The Triumph of Piero

Sauerlander_1-051216Willibald Sauerländer at the New York Review of Books:

But let us turn to the most important work that has survived from Piero’s oeuvre, the frescos of the Legend of the True Cross in the church of San Francesco in Arezzo. They were the donation of a rich family, the Bacci, and took a long time to be completed. Piero joined the project in 1452 at the latest and created one of the most imposing fresco cycles of the early Renaissance. In fourteen scenes he depicts—probably following the text of the Legenda Aurea—the Legend of the True Cross from the death of Adam to the Cross’s entrance into Jerusalem. Again it is perspective in its interplay with light that gives the scenes their vivid presence. He places his powerful figures near the front edge of the pictures, so that in their statuesque physicality and colorful garments they move as if on a stage. Piero is a gripping narrator who never diverts our attention from the main figures and the predominant events.

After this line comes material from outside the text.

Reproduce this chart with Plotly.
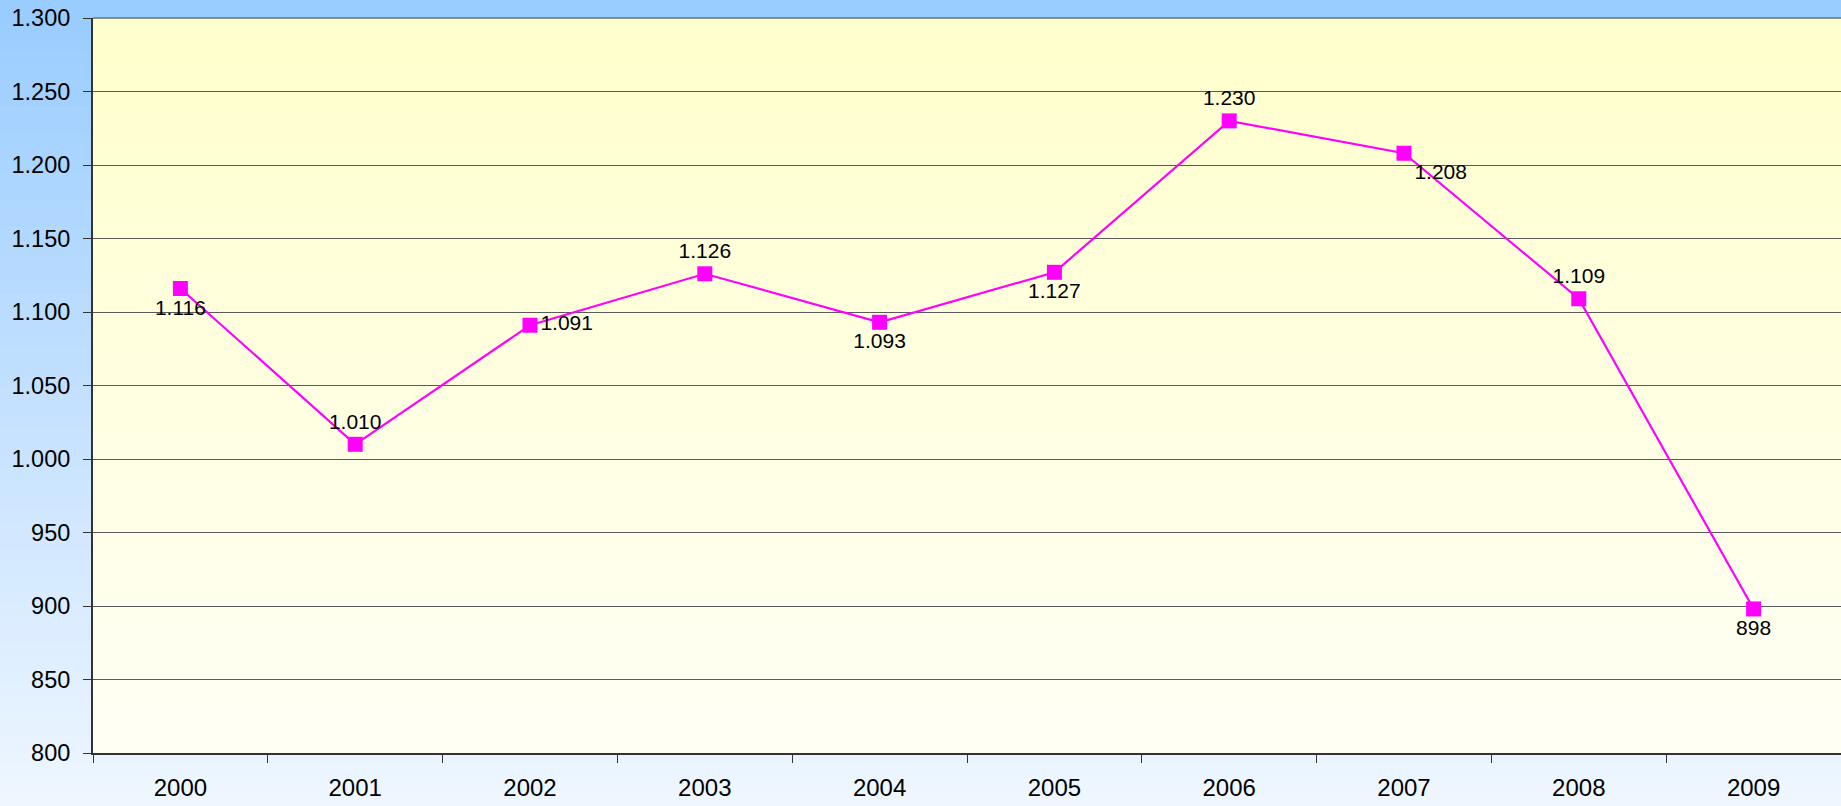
import plotly.graph_objects as go

years = ["2000", "2001", "2002", "2003", "2004", "2005", "2006", "2007", "2008", "2009"]
values = [1116, 1010, 1091, 1126, 1093, 1127, 1230, 1208, 1109, 898]
label_pos = ["bottom center", "top center", "middle right", "top center", "bottom center",
             "bottom center", "top center", "bottom right", "top center", "bottom center"]

W, H = 1841, 806
ML, MR, MT, MB = 93, 0, 18, 53
PW, PH = W - ML - MR, H - MT - MB


def lerp(c1, c2, t):
    return "rgb(%d,%d,%d)" % tuple(round(a + (b - a) * t) for a, b in zip(c1, c2))


shapes = []
N = 60
# page background gradient
x0p, x1p = -ML / PW, 1 + MR / PW
y0p, y1p = -MB / PH, 1 + MT / PH
top_c, bot_c = (0x99, 0xCC, 0xFF), (0xEE, 0xF6, 0xFF)
for i in range(N):
    ya = y1p - (y1p - y0p) * i / N
    yb = y1p - (y1p - y0p) * (i + 1) / N
    shapes.append(dict(type="rect", xref="paper", yref="paper", x0=x0p, x1=x1p, y0=yb, y1=ya + 0.002,
                       fillcolor=lerp(top_c, bot_c, i / (N - 1)), line=dict(width=0), layer="below"))
# plot area gradient
ptop, pbot = (0xFF, 0xFF, 0xCC), (0xFF, 0xFF, 0xF5)
for i in range(N):
    ya = 1 - i / N
    yb = 1 - (i + 1) / N
    shapes.append(dict(type="rect", xref="paper", yref="paper", x0=0, x1=1, y0=yb, y1=min(1, ya + 0.002),
                       fillcolor=lerp(ptop, pbot, i / (N - 1)), line=dict(width=0), layer="below"))
# top border
shapes.append(dict(type="line", xref="paper", yref="paper", x0=0, x1=1, y0=1, y1=1,
                   line=dict(color="#8a8a8a", width=2), layer="above"))

fig = go.Figure()
fig.add_trace(go.Scatter(
    x=years, y=values, mode="lines+markers+text",
    line=dict(color="#FF00FF", width=2.2),
    marker=dict(symbol="square", size=15, color="#FF00FF"),
    text=[f"{v:,}".replace(",", ".") for v in values],
    textposition=label_pos,
    textfont=dict(family="Liberation Sans, Arial", size=21, color="black"),
    cliponaxis=False,
    hoverinfo="x+y",
))

fig.update_layout(
    width=W, height=H,
    margin=dict(l=ML, r=MR, t=MT, b=MB, pad=0, autoexpand=False),
    paper_bgcolor="#EEF6FF",
    plot_bgcolor="rgba(0,0,0,0)",
    separators=",.",
    showlegend=False,
    shapes=shapes,
    font=dict(family="Liberation Sans, Arial", color="black"),
    xaxis=dict(
        type="category", tickson="boundaries", ticks="outside", ticklen=8, tickwidth=1,
        tickcolor="#333", showline=True, linecolor="#333", linewidth=2, automargin=False,
        showgrid=False, tickfont=dict(size=24), range=[-0.5, 9.5], fixedrange=True,
        ticklabelstandoff=12,
    ),
    yaxis=dict(
        range=[800, 1300], dtick=50, tick0=800, tickformat=",d", ticks="outside", ticklen=8,
        tickwidth=1, tickcolor="#333", showline=True, linecolor="#333", linewidth=2,
        showgrid=True, gridcolor="#5a5a5a", gridwidth=1, zeroline=False, automargin=False,
        tickfont=dict(size=23.5), ticklabelstandoff=8, fixedrange=True,
    ),
)

fig.write_html(
    "out.html",
    config={"displayModeBar": False},
    post_script="document.body.style.margin='0';document.body.style.overflow='hidden';"
                "document.documentElement.style.overflow='hidden';",
)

In the depiction of emotional agitation, emphatically recommended by aesthetic theories of the time, Piero is restrained. For him, it is gesture and especially gaze that are most important. We encounter only one figure who is emotional in the expressive sense defined by the art historian Aby Warburg: the mourning woman at the burial of Adam who raises her arms and opens her mouth in a wail. The gracefulness Vasari praises in Piero is evident in the female figures surrounding the Queen of Sheba and the Empress Helen. Piero’s sensitive feeling for light culminates in the scene of the slumbering Constantine, where the dark of night is wonderfully illuminated by the heavenly messenger bringing the dream in which he is shown the True Cross by an angel.